Controlli e liti

Cartella annullata: se tarda il rimborso è ammesso il giudizio di ottemperanza

Per la Ctr Lombardia non basta la mera comunicazione all’agente della riscossione di disporre il rimborso

di Alessia Urbani Neri

Nell’ambito del processo tributario, il giudizio di ottemperanza deve garantire l’effettiva realizzazione del diritto riconosciuto alla parte contribuente con la sentenza di annullamento dell’atto impugnato. La Ctr della Lombardia con la pronuncia 268/1/2021 (presidente e relatore Labruna) ha così accolto il ricorso per l’ottemperanza presentato da una società che - risultata vittoriosa in primo grado a seguito dell’impugnazione di una cartella di pagamento - aveva versato nelle more del processo le imposte riportate in cartella.

La società, dopo aver ottenuto una sentenza di annullamento della cartella, aveva agito in ottemperanza per la mancata restituzione degli importi indebitamente pagati. Al contrario, l’ente impositore riteneva di aver adempiuto alla decisione mediante invio della comunicazione all’esattore del rimborso degli importi non dovuti. Il collegio ha però accolto il ricorso, nominando un commissario ad acta per l’esecuzione fattiva della pronuncia.

Secondo il collegio, in particolare, il mancato spontaneo adempimento della sentenza, ovvero la sua elusione nel termine di 90 giorni di cui all’articolo 69, comma 4, del Dlgs 546/92, comporta l’ammissibilità del giudizio di ottemperanza, che deve garantire l’effettiva attuazione del credito vantato dalla parte contribuente verso l’Erario, non essendo sufficiente la mera «comunicazione all’agente della riscossione» di disporre il rimborso delle somme medio tempore versate dal contribuente. Secondo i giudici lombardi, insomma, il credito deve trovare effettivo e concreto soddisfacimento mediante la restituzione delle somme pagate in corso di causa sulla base di un atto, dichiarato, ora, illegittimo.

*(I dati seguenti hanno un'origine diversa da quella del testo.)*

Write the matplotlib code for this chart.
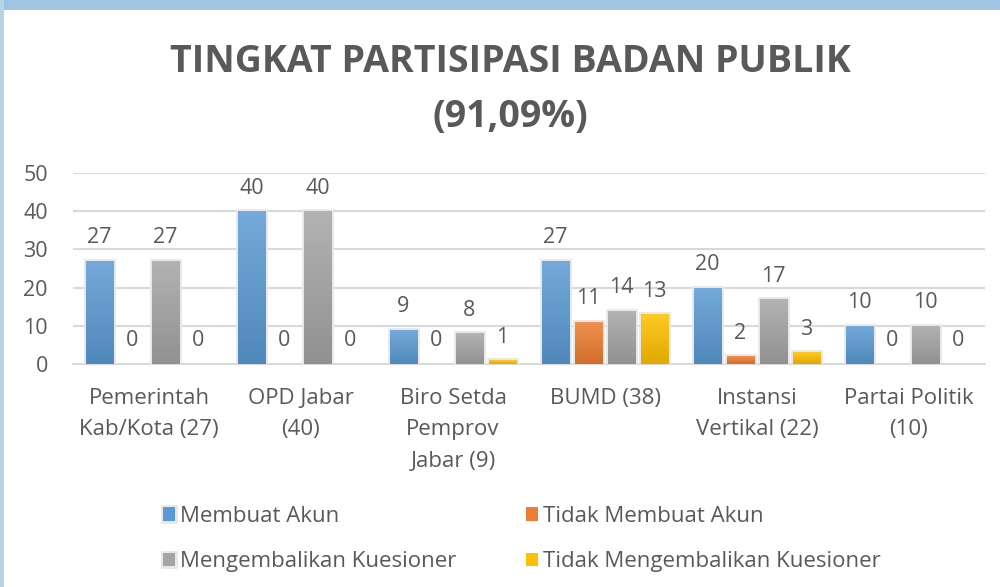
import matplotlib.pyplot as plt
import matplotlib.patheffects as pe
import numpy as np
from matplotlib.colors import to_rgb
from matplotlib.patches import Rectangle

plt.rcParams["font.family"] = ["Open Sans", "DejaVu Sans"]

categories = ["Pemerintah\nKab/Kota (27)", "OPD Jabar\n(40)", "Biro Setda\nPemprov\nJabar (9)",
              "BUMD (38)", "Instansi\nVertikal (22)", "Partai Politik\n(10)"]
membuat_akun = [27, 40, 9, 27, 20, 10]
tidak_membuat_akun = [0, 0, 0, 11, 2, 0]
mengembalikan = [27, 40, 8, 14, 17, 10]
tidak_mengembalikan = [0, 0, 1, 13, 3, 0]

series = [
    ("Membuat Akun", membuat_akun, "#5b9bd5"),
    ("Tidak Membuat Akun", tidak_membuat_akun, "#ed7d31"),
    ("Mengembalikan Kuesioner", mengembalikan, "#a5a5a5"),
    ("Tidak Mengembalikan Kuesioner", tidak_mengembalikan, "#ffc000"),
]
TEXT = "#595959"


def gradient(color):
    # light top, darker bottom, like the Office bar fill
    c = np.array(to_rgb(color))
    top = c + (1 - c) * 0.15
    bottom = c * 0.88
    t = np.linspace(0, 1, 64)[:, None]
    return (top * (1 - t) + bottom * t)[:, None, :]


fig = plt.figure(figsize=(10, 5.87), dpi=100)
fig.patch.set_facecolor("white")
# screenshot frame: blue band on top and left
fig.add_artist(Rectangle((0, 1 - 10 / 587), 1, 10 / 587, transform=fig.transFigure,
                         facecolor="#9fc5e3", edgecolor="none"))
fig.add_artist(Rectangle((0, 0), 4 / 1000, 1, transform=fig.transFigure,
                         facecolor="#b7d3e8", edgecolor="none"))

ax = fig.add_axes([0.073, 0.380, 0.912, 0.325])
x = np.arange(len(categories))
step = 0.217
width = 0.178
shadow = [pe.withStroke(linewidth=3.5, foreground="#e8e8e8")]

handles = []
for i, (name, vals, color) in enumerate(series):
    pos = x + (i - 1.5) * step
    bars = ax.bar(pos, vals, width, color=color, label=name, zorder=3)
    handles.append(bars)
    img = gradient(color)
    for b, v in zip(bars, vals):
        if v == 0:
            continue
        b.set_path_effects(shadow)
        im = ax.imshow(img, extent=(b.get_x(), b.get_x() + width, 0, v),
                       aspect="auto", origin="upper", zorder=4)
        im.set_clip_path(b)
    for p, v in zip(pos, vals):
        ax.annotate(str(v), (p, v), xytext=(0, 9), textcoords="offset points",
                    ha="center", va="bottom", fontsize=15.5, color=TEXT)

ax.set_xlim(-0.5, len(categories) - 0.5)
ax.set_ylim(0, 50)
ax.set_yticks(range(0, 51, 10))
ax.yaxis.grid(True, color="#d9d9d9", linewidth=1.5, zorder=0)
ax.set_axisbelow(True)
for s in ["top", "right", "left"]:
    ax.spines[s].set_visible(False)
ax.spines["bottom"].set_color("#d9d9d9")
ax.spines["bottom"].set_linewidth(1.5)
ax.set_xticks(x)
ax.set_xticklabels(categories, fontsize=16, color=TEXT, linespacing=1.67, va="top")
ax.tick_params(axis="x", length=0, pad=17)
ax.tick_params(axis="y", length=0, pad=18, labelsize=15.5, labelcolor=TEXT)

fig.text(0.51, 0.895, "TINGKAT PARTISIPASI BADAN PUBLIK", ha="center", va="center",
         fontsize=27, fontweight="bold", color=TEXT)
fig.text(0.51, 0.80, "(91,09%)", ha="center", va="center",
         fontsize=27, fontweight="bold", color=TEXT)

# legend filled row by row
order = [0, 2, 1, 3]
fig.legend([handles[k] for k in order], [series[k][0] for k in order],
           loc="upper left", bbox_to_anchor=(0.143, 0.172), ncol=2, frameon=False,
           fontsize=16, labelcolor=TEXT, handlelength=0.55, handleheight=0.55,
           handletextpad=0.2, columnspacing=3.15, labelspacing=1.1)

fig.savefig("out.png", dpi=100, facecolor="white")
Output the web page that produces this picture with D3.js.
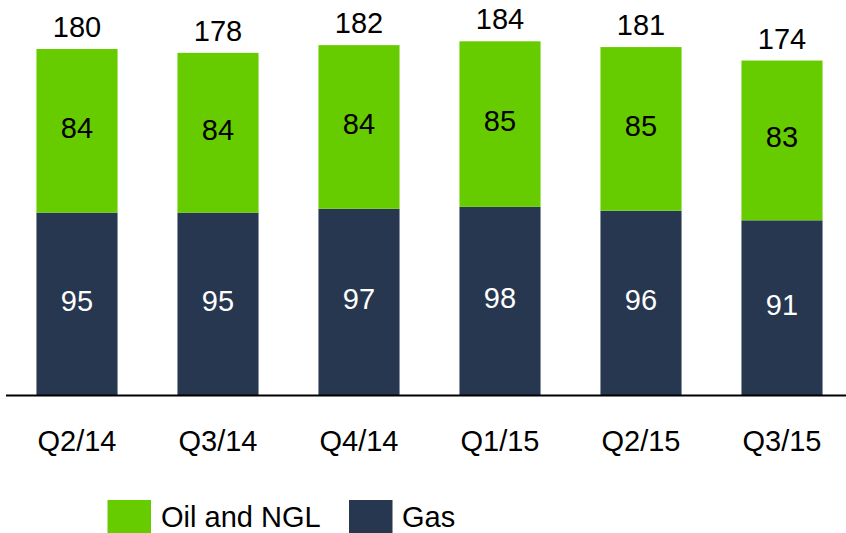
<!DOCTYPE html>
<html>
<head>
<meta charset="utf-8">
<script src="https://cdn.jsdelivr.net/npm/d3@7"></script>
<style>
  html, body { margin: 0; padding: 0; background: #fff; }
  svg { display: block; font-family: "Liberation Sans", Arial, sans-serif; }
</style>
</head>
<body>
<svg id="chart" width="846" height="533"></svg>
<script>
// data
const quarters = ["Q2/14", "Q3/14", "Q4/14", "Q1/15", "Q2/15", "Q3/15"];
const gas = [95, 95, 97, 98, 96, 91];
const oilNgl = [84, 84, 84, 85, 85, 83];
const totals = [180, 178, 182, 184, 181, 174];
const seriesNames = ["Oil and NGL", "Gas"];

/* Set up */
const width = 846;
const baseY = 395.5;
const fontSize = 29;
const green = "#66cc00";
const navy = "#27374f";

const svg = d3.select("#chart");

const x = d3.scaleBand()
  .domain(quarters)
  .range([6.5, 852.5])
  .paddingInner(0.425)
  .paddingOuter(0.2125);

const y = d3.scaleLinear()
  .domain([0, 205.45])
  .range([baseY, 0]);

const rows = quarters.map((q, i) => ({
  q, gas: gas[i], oil: oilNgl[i], total: totals[i],
}));

// gas segments
svg.append("g").selectAll("rect")
  .data(rows)
  .join("rect")
  .attr("x", d => x(d.q))
  .attr("width", x.bandwidth())
  .attr("y", d => y(d.gas))
  .attr("height", d => y(0) - y(d.gas))
  .attr("fill", navy);

// oil and NGL segments, up to the reported total
svg.append("g").selectAll("rect")
  .data(rows)
  .join("rect")
  .attr("x", d => x(d.q))
  .attr("width", x.bandwidth())
  .attr("y", d => y(d.total))
  .attr("height", d => y(d.gas) - y(d.total))
  .attr("fill", green);

// labels inside the bars
const cx = d => x(d.q) + x.bandwidth() / 2;

svg.append("g").selectAll("text")
  .data(rows)
  .join("text")
  .attr("x", cx)
  .attr("y", d => (y(0) + y(d.gas)) / 2 + 7)
  .attr("text-anchor", "middle")
  .attr("font-size", fontSize)
  .attr("fill", "#fff")
  .text(d => d.gas);

svg.append("g").selectAll("text")
  .data(rows)
  .join("text")
  .attr("x", cx)
  .attr("y", d => (y(d.gas) + y(d.total)) / 2 + 7)
  .attr("text-anchor", "middle")
  .attr("font-size", fontSize)
  .attr("fill", "#000")
  .text(d => d.oil);

// totals on top
svg.append("g").selectAll("text")
  .data(rows)
  .join("text")
  .attr("x", cx)
  .attr("y", d => y(d.total) - 12)
  .attr("text-anchor", "middle")
  .attr("font-size", fontSize)
  .attr("fill", "#000")
  .text(d => d.total);

// baseline + category labels
svg.append("line")
  .attr("x1", 6).attr("x2", width)
  .attr("y1", baseY).attr("y2", baseY)
  .attr("stroke", "#000")
  .attr("stroke-width", 2);

const xAxis = d3.axisBottom(x).tickSize(0).tickPadding(0);
svg.append("g")
  .attr("transform", `translate(0,${baseY})`)
  .call(xAxis)
  .call(g => g.select(".domain").remove())
  .call(g => g.selectAll("text")
    .attr("dy", null)
    .attr("y", 55)
    .attr("font-size", fontSize)
    .attr("font-family", "Liberation Sans, Arial, sans-serif")
    .attr("fill", "#000"));

// legend
const legendItems = [
  { name: seriesNames[0], color: green, x: 107.5, tx: 161 },
  { name: seriesNames[1], color: navy, x: 349, tx: 402 },
];
const legend = svg.append("g").selectAll("g")
  .data(legendItems)
  .join("g");
legend.append("rect")
  .attr("x", d => d.x)
  .attr("y", 500)
  .attr("width", 43.5)
  .attr("height", 43.5)
  .attr("fill", d => d.color);
legend.append("text")
  .attr("x", d => d.tx)
  .attr("y", 527)
  .attr("font-size", fontSize)
  .attr("fill", "#000")
  .text(d => d.name);
</script>
</body>
</html>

La pronuncia si segnala perché la giurisprudenza di Cassazione ha affermato sino ad ora che il giudizio di ottemperanza «è inammissibile se la decisione resa in sede cognitiva non contiene specifiche prescrizioni da eseguire, atteso che il giudice dell’ottemperanza non può attribuire alle parti nuovi ed ulteriori diritti rispetto a quelli riconosciuti in sentenza, ma solo enucleare e precisare gli obblighi che derivano dalla stessa» (da ultimo Cassazione, ordinanza 18418/2020). In definitiva, il giudizio di ottemperanza non potrebbe trovare applicazione nelle ipotesi in cui la sentenza si limiti all’annullamento dell’atto per illegittimità, trattandosi di sentenze che, avendo effetti caducatori, sono “autoesecutive”.

La pronuncia in commento rappresenta un primo passo verso l’affermazione dell’effettività di tutela del credito vantato dal contribuente e derivante dalla sentenza, anche se la stessa non contiene una espressa condanna del Fisco alla restituzione delle somme versate in corso di causa, ovvero a seguito dell’atto impugnato e dichiarato dal giudice illegittimo.

D’altronde, l’esigenza di una concreta tutela del diritto di credito del contribuente appare oggi più che mai sentita, visto che con l’entrata in vigore del Dlgs 156/15 (1° giugno 2016) per effetto dell’abolizione dell’inciso inziale dell’articolo 70 del Dlgs 546/92, è stata sottratta alla cognizione del giudice ordinario l’esecuzione forzata delle sentenze emesse dal giudice tributario. Quindi oggi il contribuente può trovare tutela solo nel giudizio di ottemperanza, che punta proprio a garantire l’effettivo soddisfacimento dei diritti derivanti dalla pronuncia giudiziale a lui favorevole.